Materials science professor remembered as dedicated researcher, enthusiastic teacher, and fun-loving friend

He was “a surprisingly normal person for being so smart.”

The quote was one of many memories shared by friends and loved ones of professor Richard P. Vinci that drew laughter and knowing nods from those who came to celebrate his life.

A memorial service for the professor of materials science and engineering, who died in March at age 52 from ALS, was held May 1 at Packer Memorial Chapel. Hundreds of Lehigh community members packed the historic church to honor a dedicated husband, father, and teacher who “wholly embodied the role of scholar-mentor.” Speakers shared their recollections of Vinci’s life and the impact he made on those around him.

“As a community of family, friends, and colleagues, we are all drawn together today by our care for, and our relationships with, Rick, Michelle, and their family,” said Alexandra Hendrickson, chaplain at Lafayette College, where Michelle Geoffrion-Vinci is a professor of Spanish.

Hendrickson led the celebration, which featured moments of remembrance from friends and colleagues Roger LeBeof and Paul Besser, Lehigh emeritus faculty member Richard Hertzberg, professor Wojciech Misiolek, and PhD candidate Allison Fraser ’17 ’19G. Musical interludes were provided by the jazz quartet of Sean McAnally, Bill Goodwin, Paul Rostock, and Skip Wilkins.

Speakers recalled Vinci’s kindness, his sense of humor, his talent as a scholar, and his singular ability to teach. A life well lived was reflected in each anecdote with words like “dedicated,” “respected,” and “loved.”

Thinking about Rick, I suggest we remember him as ALS, an Amazingly Learned Scholar, an Articulate Leader Supreme, and an Amazing Loving Spouse.
Richard Hertzberg, Lehigh emeritus faculty member

“He will always remain in my heart,” said Hertzberg, who, as chair of the materials science and engineering department at the time, brought Vinci on board at Lehigh.

Misiolek, the current department chair, came to Lehigh the year before Vinci arrived. Misiolek described watching the newly minted Stanford University PhD grow from a young professor to a leader on campus and in his field.

“Rick was a talented scientist with a strong engineering foundation,” said Misiolek, “and had what I like to call ‘scientific elegance’ in his research.” He described Vinci as an effective administrator, an approachable teacher, and a colleague who “always made life very pleasant for everyone around him.”  

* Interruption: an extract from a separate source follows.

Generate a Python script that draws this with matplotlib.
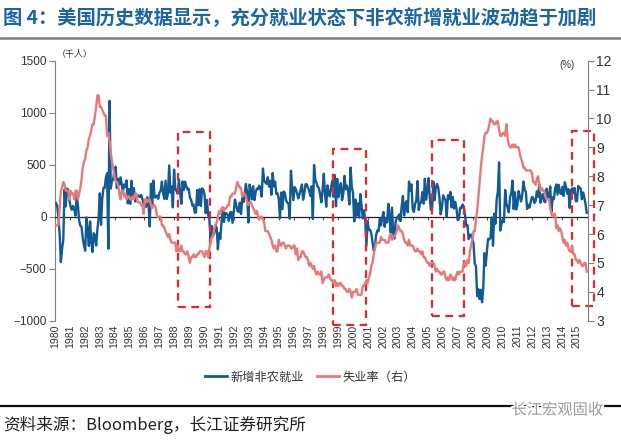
import matplotlib
matplotlib.use("Agg")
import matplotlib.pyplot as plt
import matplotlib.patheffects as pe
from matplotlib.patches import Rectangle
from matplotlib.lines import Line2D
import numpy as np

plt.rcParams['font.family'] = ['Noto Sans CJK SC', 'DejaVu Sans']

# ---------------- data (monthly, Jan 1980 - May 2016) ----------------
start_year = 1980
payroll_by_year = {
    1980: [131, 102, -11, -167, -436, -311, -222, 259, 99, 271, 259, 162],
    1981: [95, 67, 104, 74, 10, 196, 112, -36, -87, -100, -209, -278],
    1982: [-327, -6, -129, -281, -45, -243, -340, -158, -181, -277, -124, -14],
    1983: [225, -78, 173, 276, 277, 378, 418, -308, 1114, 271, 352, 356],
    1984: [446, 481, 275, 363, 308, 379, 313, 242, 310, 286, 349, 128],
    1985: [265, 124, 346, 196, 274, 146, 190, 193, 204, 188, 209, 167],
    1986: [125, 107, 94, 187, 127, -94, 318, 114, 347, 186, 186, 204],
    1987: [172, 232, 249, 338, 226, 171, 346, 170, 226, 493, 231, 290],
    1988: [90, 453, 275, 245, 221, 360, 223, 124, 339, 257, 337, 293],
    1989: [263, 269, 184, 164, 108, 117, 39, 41, 257, 110, 265, 103],
    1990: [272, 261, 215, 34, 161, 23, -23, -210, -89, -176, -156, -83],
    1991: [-108, -314, -159, -213, -48, 88, -50, 37, 32, 18, -40, 41],
    1992: [46, -59, 41, 164, 117, 56, 46, 134, 26, 178, 140, 219],
    1993: [314, 230, -56, 309, 265, 167, 294, 160, 236, 270, 265, 298],
    1994: [270, 193, 463, 348, 328, 316, 380, 290, 346, 211, 420, 291],
    1995: [337, 219, 223, 168, -14, 232, 73, 242, 230, 157, 134, 128],
    1996: [-19, 442, 279, 159, 284, 264, 226, 176, 215, 260, 309, 163],
    1997: [227, 312, 312, 278, 251, 199, 292, -22, 497, 355, 325, 289],
    1998: [274, 210, 138, 256, 413, 218, 96, 301, 222, 195, 282, 345],
    1999: [192, 400, 100, 364, 188, 266, 323, 159, 220, 393, 264, 300],
    2000: [244, 118, 472, 287, 226, -45, 165, 11, 128, -8, 217, 107],
    2001: [-16, 62, -30, -281, -44, -128, -125, -160, -244, -325, -292, -172],
    2002: [-133, -139, -23, -84, -7, 45, -97, -14, -55, 124, 9, -154],
    2003: [88, -157, -210, -48, -7, 1, 22, -42, 105, 200, 12, 124],
    2004: [150, 43, 338, 250, 311, 80, 46, 122, 159, 343, 64, 132],
    2005: [138, 237, 126, 364, 163, 243, 371, 194, 65, 84, 336, 159],
    2006: [277, 315, 280, 183, 23, 82, 206, 181, 156, 3, 206, 170],
    2007: [239, 90, 189, 79, 143, 78, -33, -18, 85, 82, 118, 97],
    2008: [15, -86, -80, -214, -182, -172, -210, -259, -452, -474, -765, -697],
    2009: [-791, -703, -823, -686, -351, -470, -329, -212, -219, -200, -7, -279],
    2010: [28, -69, 163, 243, 522, -133, -70, -34, -52, 257, 123, 88],
    2011: [42, 188, 225, 346, 73, 235, 70, 107, 246, 202, 146, 205],
    2012: [338, 257, 239, 75, 115, 87, 143, 190, 181, 132, 149, 243],
    2013: [190, 311, 135, 192, 218, 146, 140, 269, 185, 189, 291, 45],
    2014: [187, 168, 272, 310, 213, 306, 232, 218, 286, 200, 331, 286],
    2015: [221, 265, 84, 251, 273, 228, 277, 150, 149, 295, 280, 271],
    2016: [168, 233, 186, 123, 38],
}
unrate_by_year = {
    1980: [6.3, 6.3, 6.3, 6.9, 7.5, 7.6, 7.8, 7.7, 7.5, 7.5, 7.5, 7.2],
    1981: [7.5, 7.4, 7.4, 7.2, 7.5, 7.5, 7.2, 7.4, 7.6, 7.9, 8.3, 8.5],
    1982: [8.6, 8.9, 9.0, 9.3, 9.4, 9.6, 9.8, 9.8, 10.1, 10.4, 10.8, 10.8],
    1983: [10.4, 10.4, 10.3, 10.2, 10.1, 10.1, 9.4, 9.5, 9.2, 8.8, 8.5, 8.3],
    1984: [8.0, 7.8, 7.8, 7.7, 7.4, 7.2, 7.5, 7.5, 7.3, 7.4, 7.2, 7.3],
    1985: [7.3, 7.2, 7.2, 7.3, 7.2, 7.4, 7.4, 7.1, 7.1, 7.1, 7.0, 7.0],
    1986: [6.7, 7.2, 7.2, 7.1, 7.2, 7.2, 7.0, 6.9, 7.0, 7.0, 6.9, 6.6],
    1987: [6.6, 6.6, 6.6, 6.3, 6.3, 6.2, 6.1, 6.0, 5.9, 6.0, 5.8, 5.7],
    1988: [5.7, 5.7, 5.7, 5.4, 5.6, 5.4, 5.4, 5.6, 5.4, 5.4, 5.3, 5.3],
    1989: [5.4, 5.2, 5.0, 5.2, 5.2, 5.3, 5.2, 5.2, 5.3, 5.3, 5.4, 5.4],
    1990: [5.4, 5.3, 5.2, 5.4, 5.4, 5.2, 5.5, 5.7, 5.9, 5.9, 6.2, 6.3],
    1991: [6.4, 6.6, 6.8, 6.7, 6.9, 6.9, 6.8, 6.9, 6.9, 7.0, 7.0, 7.3],
    1992: [7.3, 7.4, 7.4, 7.4, 7.6, 7.8, 7.7, 7.6, 7.6, 7.3, 7.4, 7.4],
    1993: [7.3, 7.1, 7.0, 7.1, 7.1, 7.0, 6.9, 6.8, 6.7, 6.8, 6.6, 6.5],
    1994: [6.6, 6.6, 6.5, 6.4, 6.1, 6.1, 6.1, 6.0, 5.9, 5.8, 5.6, 5.5],
    1995: [5.6, 5.4, 5.4, 5.8, 5.6, 5.6, 5.7, 5.7, 5.6, 5.5, 5.6, 5.6],
    1996: [5.6, 5.5, 5.5, 5.6, 5.6, 5.3, 5.5, 5.1, 5.2, 5.2, 5.4, 5.4],
    1997: [5.3, 5.2, 5.2, 5.1, 4.9, 5.0, 4.9, 4.8, 4.9, 4.7, 4.6, 4.7],
    1998: [4.6, 4.6, 4.7, 4.3, 4.4, 4.5, 4.5, 4.5, 4.6, 4.5, 4.4, 4.4],
    1999: [4.3, 4.4, 4.2, 4.3, 4.2, 4.3, 4.3, 4.2, 4.2, 4.1, 4.1, 4.0],
    2000: [4.0, 4.1, 4.0, 3.8, 4.0, 4.0, 4.0, 4.1, 3.9, 3.9, 3.9, 3.9],
    2001: [4.2, 4.2, 4.3, 4.4, 4.3, 4.5, 4.6, 4.9, 5.0, 5.3, 5.5, 5.7],
    2002: [5.7, 5.7, 5.7, 5.9, 5.8, 5.8, 5.8, 5.7, 5.7, 5.7, 5.9, 6.0],
    2003: [5.8, 5.9, 5.9, 6.0, 6.1, 6.3, 6.2, 6.1, 6.1, 6.0, 5.8, 5.7],
    2004: [5.7, 5.6, 5.8, 5.6, 5.6, 5.6, 5.5, 5.4, 5.4, 5.5, 5.4, 5.4],
    2005: [5.3, 5.4, 5.2, 5.2, 5.1, 5.0, 5.0, 4.9, 5.0, 5.0, 5.0, 4.9],
    2006: [4.7, 4.8, 4.7, 4.7, 4.6, 4.6, 4.7, 4.7, 4.5, 4.4, 4.5, 4.4],
    2007: [4.6, 4.5, 4.4, 4.5, 4.4, 4.6, 4.7, 4.6, 4.7, 4.7, 4.7, 5.0],
    2008: [5.0, 4.9, 5.1, 5.0, 5.4, 5.6, 5.8, 6.1, 6.1, 6.5, 6.8, 7.3],
    2009: [7.8, 8.3, 8.7, 9.0, 9.4, 9.5, 9.5, 9.6, 9.8, 10.0, 9.9, 9.9],
    2010: [9.8, 9.8, 9.9, 9.9, 9.6, 9.4, 9.4, 9.5, 9.5, 9.4, 9.8, 9.3],
    2011: [9.1, 9.0, 9.0, 9.1, 9.0, 9.1, 9.0, 9.0, 9.0, 8.8, 8.6, 8.5],
    2012: [8.3, 8.3, 8.2, 8.2, 8.2, 8.2, 8.2, 8.1, 7.8, 7.8, 7.7, 7.9],
    2013: [8.0, 7.7, 7.5, 7.6, 7.5, 7.5, 7.3, 7.2, 7.2, 7.2, 6.9, 6.7],
    2014: [6.6, 6.7, 6.7, 6.2, 6.3, 6.1, 6.2, 6.1, 5.9, 5.7, 5.8, 5.6],
    2015: [5.7, 5.5, 5.4, 5.4, 5.6, 5.3, 5.3, 5.1, 5.1, 5.0, 5.1, 5.0],
    2016: [4.9, 4.9, 5.0, 5.0, 4.7],
}
year_labels = [str(y) for y in range(1980, 2016)]     # axis labels
series_names = ['新增非农就业', '失业率（右）']
# highlighted "full employment" windows (start, end in years)
boxes = [(1988.35, 1990.56), (1998.96, 2001.22), (2005.76, 2007.95), (2015.3, 2016.8)]
box_spans = [(-865, 815), (-1040, 650), (-950, 735), (-860, 825)]

payroll = np.concatenate([payroll_by_year[y] for y in sorted(payroll_by_year)])
unrate = np.concatenate([unrate_by_year[y] for y in sorted(unrate_by_year)])
t = start_year + np.arange(len(payroll)) / 12.0

# ---------------- figure ----------------
W, H = 621, 440
fig = plt.figure(figsize=(W / 100, H / 100), dpi=100)
x_left, x_right = 55, 588
ax = fig.add_axes([x_left / W, 1 - 320.7 / H, (x_right - x_left) / W, (320.7 - 60.7) / H])
ax2 = ax.twinx()

blue = '#125A93'
red = '#E8797B'
grey = '#808080'

ax.plot(t, payroll, color=blue, lw=1.7, zorder=3)
ax2.plot(t, unrate, color=red, lw=1.7, zorder=3)

xmin, xmax = 1980, 2016.42
ax.set_xlim(xmin, xmax)
ax.set_ylim(-1000, 1500)
ax2.set_ylim(3, 12)
ax.set_yticks(np.arange(-1000, 1501, 500))
ax2.set_yticks(np.arange(3, 13, 1))

for s in ['top', 'right']:
    ax.spines[s].set_visible(False)
for s in ['top', 'left', 'bottom']:
    ax2.spines[s].set_visible(False)
ax.spines['left'].set_color(grey)
ax2.spines['right'].set_color(grey)
ax.spines['bottom'].set_position(('data', 0))
ax.spines['bottom'].set_color('#222222')
ax.spines['bottom'].set_linewidth(0.9)

# year labels are spread evenly from the left spine to just left of the right spine
px_per_unit = (x_right - x_left) / (xmax - xmin)
label_pos = [xmin + (-1 + k * 14.94) / px_per_unit for k in range(len(year_labels))]
ax.set_xticks(label_pos)
ax.tick_params(axis='x', direction='out', length=2.5, color='#555555', labelbottom=False)
ax.tick_params(axis='y', direction='out', length=4, color=grey, labelsize=8.5,
               labelcolor='#333333', pad=2)
ax2.tick_params(axis='y', direction='out', length=4, color=grey, labelsize=10,
                labelcolor='#333333', pad=2)
for lab in ax.get_yticklabels() + ax2.get_yticklabels():
    lab.set_family(['Liberation Sans', 'DejaVu Sans'])

sec = ax.secondary_xaxis(0.0)
sec.set_xticks(label_pos)
sec.set_xticklabels(year_labels, rotation=90, fontsize=7.6, color='#333333',
                    family=['Liberation Sans', 'DejaVu Sans'])
sec.tick_params(length=0, pad=3)
sec.spines['bottom'].set_visible(False)

# red dashed boxes
for (x0, x1), (y0, y1) in zip(boxes, box_spans):
    ax.add_patch(Rectangle((x0, y0), x1 - x0, y1 - y0, fill=False, ec='#E8252A', lw=1.6,
                           ls=(0, (3.5, 2.5)), zorder=5, clip_on=False))

# unit labels
fig.text(75 / W, 1 - 55 / H, '（千人）', fontsize=6.5, color='#333333', ha='center', va='center')
fig.text(567 / W, 1 - 65 / H, '(%)', fontsize=7, color='#333333', ha='center', va='center',
         family=['Liberation Sans', 'DejaVu Sans'])

# legend
handles = [Line2D([], [], color=blue, lw=2), Line2D([], [], color=red, lw=2)]
fig.legend(handles, series_names, loc='center', bbox_to_anchor=(0.5, 1 - 377 / H),
           ncol=2, frameon=False, fontsize=8.8, handlelength=1.8, handletextpad=0.25,
           columnspacing=1.1, labelcolor='#333333')

# title and rules
fig.text(3 / W, 1 - 18 / H, '图 4：美国历史数据显示，充分就业状态下非农新增就业波动趋于加剧',
         fontsize=13.9, color='#1C64A4', ha='left', va='center', weight='bold')
fig.add_artist(Line2D([0, 1], [1 - 38 / H, 1 - 38 / H], color='#7F7F7F', lw=1.8))
fig.add_artist(Line2D([0, 1], [1 - 406 / H, 1 - 406 / H], color='#111111', lw=1.6))
fig.text(3 / W, 1 - 425 / H, '资料来源：Bloomberg，长江证券研究所', fontsize=12,
         color='#222222', ha='left', va='center')
fig.text(603 / W, 1 - 410 / H, '长江宏观固收', fontsize=11, color='#9A9A9A',
         ha='right', va='center',
         path_effects=[pe.withStroke(linewidth=2.5, foreground='white')])

fig.savefig('out.png', dpi=100)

Fraser, a graduate student in materials science who previously earned her bachelor’s degree with the department, spoke of Rick as an engaging educator and a trusted advisor. “He always knew how to customize his teaching and advice to reach whoever he was trying to reach,” she said.

At the end of his remarks, Hertzberg acknowledged the weight of the acronym that marked the final chapter for his “academic son.” But he encouraged the audience to attribute a different meaning to those letters. When thinking about Rick, said Hertzberg, remember him as “an Amazingly Learned Scholar, an Articulate Leader Supreme, and an Amazing Loving Spouse.”

Geoffrion-Vinci spoke last. She thanked those in attendance for celebrating her husband’s life. And she acknowledged the many people who accompanied her family during the last two and a half years, sharing the weight of their sadness and loss.

“All of these people have helped us move forward with courage, hope and hugs, love, laughter and purpose,” she said. “Many are here with us right now, and still more are here in spirit. In a world grown increasingly more hostile and fixated on self-preservation, this is extraordinary. You are extraordinary.”

Richard P. Vinci

Professor Rick Vinci

Packer Memorial Chapel

The Lehigh community gathered at Packer Memorial Chapel on May 1 for a memorial celebration.